Once a student is ready for their first audition, community theater is the way to go, and the East End has a few solid options. The North Fork Community Theatre finished their open auditions for Bertolt Brecht’s The Resistible Rise of Arturo Ui this month, but there will always be another play. Those who can’t wait to get involved may want to consider becoming a member and getting a taste of backstage work, costuming, makeup, set building and decoration, lighting, sound or even selling tickets.
Head to nfct.com for more info.
Southampton Cultural Center (SCC) offers plenty of community theater audition opportunities through its partnership with Boots on the Ground Theater, as well as via its Local Talent @ SCC program.
This exciting program allows East End actors, dancers, musicians and playwrights a platform to get their work in front of an audience at no initial charge. There are piano tuning fees and a fraction of ticket sales withheld, but it’s hard to match such an accessible opportunity for up-and-comers.

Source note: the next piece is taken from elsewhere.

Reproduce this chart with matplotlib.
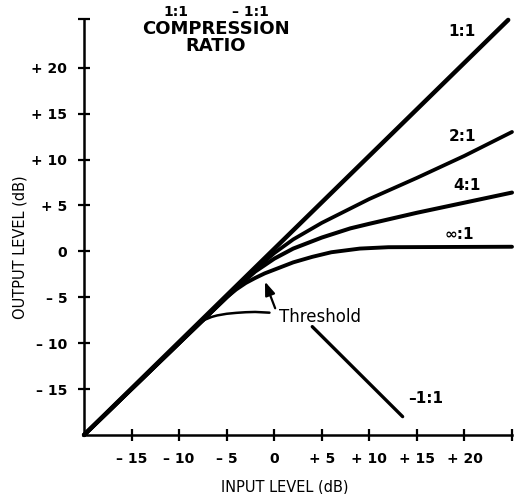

SCC also hosts a number of acting, dance and music classes.
For more info, visit scc-arts.org.
One of Allen O’Reilly’s Everybody Can Act former students, Sandra K., made her one-woman-show debut at SCC and has gone on to host a show on LTV. And she’s not the only Bay Street student to find success on the East End stage and beyond.
Anyone craving additional learning opportunities beyond what the East End is offering can obviously look into online classes. O’Reilly recommends acting coach Joseph Pearlman, audition/acting coach Tim Phillips and Scott Powers Studios.
One final piece of advice from O’Reilly:
“You’re going go a lot farther sooner with on-camera pursuits, even though you may not have a lot of credits on your resume. So much of it is based on how you look and what special skills you have,” he says, naming such skills as driving stick shift, horseback riding and speaking in convincing accents (which will be taught in his Everything Voice-over class). “I also get calls from casting directors looking for extras, and I’ll give them a list of people I think would work for that.”